- [To do]: Identify each line below containing the string "this" and copy it.

- [The data]:
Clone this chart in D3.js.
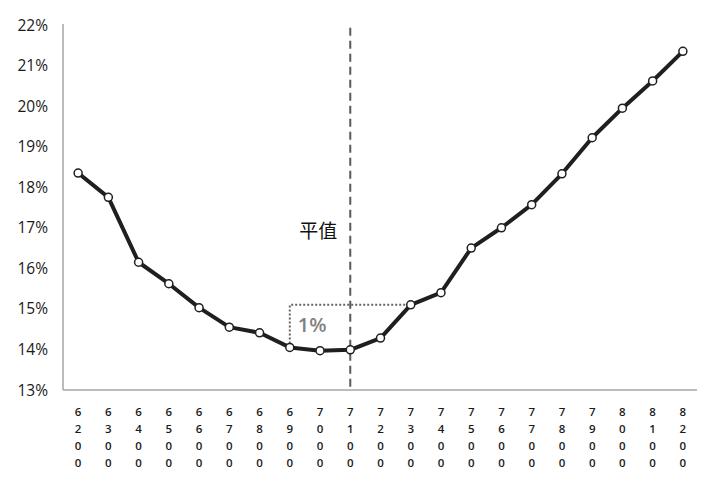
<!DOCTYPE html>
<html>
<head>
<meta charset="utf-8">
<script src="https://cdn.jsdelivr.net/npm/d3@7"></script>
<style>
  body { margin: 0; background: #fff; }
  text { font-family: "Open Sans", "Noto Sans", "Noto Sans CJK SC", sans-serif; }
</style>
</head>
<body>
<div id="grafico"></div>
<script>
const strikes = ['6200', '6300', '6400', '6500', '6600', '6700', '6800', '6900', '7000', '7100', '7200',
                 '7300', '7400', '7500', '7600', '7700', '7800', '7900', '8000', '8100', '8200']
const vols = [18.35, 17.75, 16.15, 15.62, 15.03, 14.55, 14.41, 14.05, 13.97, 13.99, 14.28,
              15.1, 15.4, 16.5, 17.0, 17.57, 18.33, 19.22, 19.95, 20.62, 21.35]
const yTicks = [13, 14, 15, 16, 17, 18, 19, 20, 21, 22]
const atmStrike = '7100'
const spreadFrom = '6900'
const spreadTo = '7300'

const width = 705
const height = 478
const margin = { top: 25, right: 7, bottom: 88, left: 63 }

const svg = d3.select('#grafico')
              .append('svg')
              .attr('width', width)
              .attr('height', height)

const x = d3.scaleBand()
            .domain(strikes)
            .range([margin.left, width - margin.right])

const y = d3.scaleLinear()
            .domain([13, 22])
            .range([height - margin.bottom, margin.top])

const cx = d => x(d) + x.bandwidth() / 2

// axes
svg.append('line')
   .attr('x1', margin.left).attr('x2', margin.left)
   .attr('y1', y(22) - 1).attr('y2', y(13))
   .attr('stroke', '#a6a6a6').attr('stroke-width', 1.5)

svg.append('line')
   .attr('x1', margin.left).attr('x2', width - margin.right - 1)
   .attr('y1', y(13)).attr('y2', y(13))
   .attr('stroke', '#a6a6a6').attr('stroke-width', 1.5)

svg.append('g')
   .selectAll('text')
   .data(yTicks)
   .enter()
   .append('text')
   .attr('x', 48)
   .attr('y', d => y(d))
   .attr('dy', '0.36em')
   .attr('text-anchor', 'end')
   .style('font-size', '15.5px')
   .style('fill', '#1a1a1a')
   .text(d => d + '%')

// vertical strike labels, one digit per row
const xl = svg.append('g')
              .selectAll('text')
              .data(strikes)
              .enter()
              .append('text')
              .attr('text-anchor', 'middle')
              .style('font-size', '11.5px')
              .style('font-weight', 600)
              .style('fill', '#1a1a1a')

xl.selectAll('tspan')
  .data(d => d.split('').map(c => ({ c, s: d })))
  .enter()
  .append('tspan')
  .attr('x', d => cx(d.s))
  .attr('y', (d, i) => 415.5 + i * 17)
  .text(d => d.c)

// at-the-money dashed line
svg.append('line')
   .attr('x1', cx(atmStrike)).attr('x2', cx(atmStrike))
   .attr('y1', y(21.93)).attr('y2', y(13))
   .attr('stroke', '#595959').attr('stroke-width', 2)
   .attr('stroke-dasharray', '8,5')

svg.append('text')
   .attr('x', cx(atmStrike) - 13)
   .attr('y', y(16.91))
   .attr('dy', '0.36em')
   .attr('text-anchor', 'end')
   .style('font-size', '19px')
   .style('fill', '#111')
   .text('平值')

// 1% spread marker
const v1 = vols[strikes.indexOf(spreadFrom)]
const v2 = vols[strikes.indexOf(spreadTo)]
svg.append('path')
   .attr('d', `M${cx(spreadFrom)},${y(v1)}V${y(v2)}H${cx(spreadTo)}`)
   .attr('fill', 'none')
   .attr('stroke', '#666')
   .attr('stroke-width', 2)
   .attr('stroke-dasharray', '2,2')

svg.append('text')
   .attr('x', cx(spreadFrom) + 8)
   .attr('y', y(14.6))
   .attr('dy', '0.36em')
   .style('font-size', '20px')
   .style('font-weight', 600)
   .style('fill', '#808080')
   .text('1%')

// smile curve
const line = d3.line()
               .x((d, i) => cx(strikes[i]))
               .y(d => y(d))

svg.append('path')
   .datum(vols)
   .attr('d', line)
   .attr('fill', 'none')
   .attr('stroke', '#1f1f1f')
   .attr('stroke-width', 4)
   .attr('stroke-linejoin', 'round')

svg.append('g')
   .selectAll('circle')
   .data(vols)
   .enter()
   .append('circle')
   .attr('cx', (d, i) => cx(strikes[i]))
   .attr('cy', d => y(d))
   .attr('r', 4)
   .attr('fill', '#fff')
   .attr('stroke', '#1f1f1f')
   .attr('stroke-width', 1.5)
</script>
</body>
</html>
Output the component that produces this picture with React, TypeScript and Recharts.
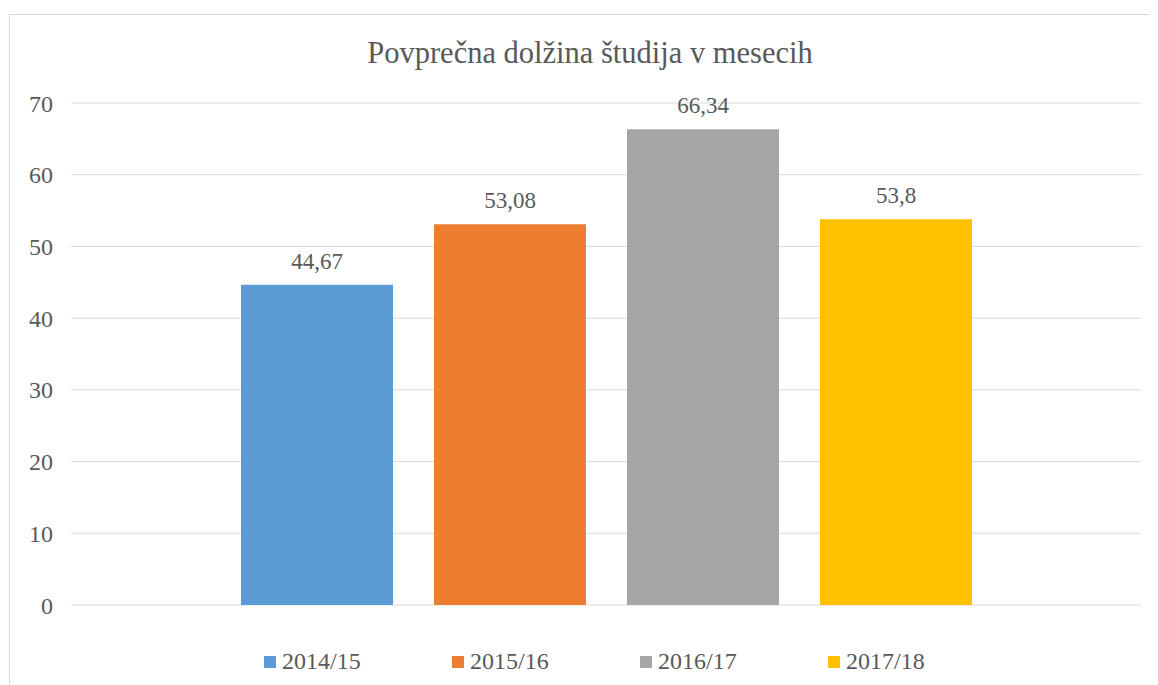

- [Answer to the problem]:
Clone this chart in D3.js.
Output the component that produces this picture with React, TypeScript and Recharts.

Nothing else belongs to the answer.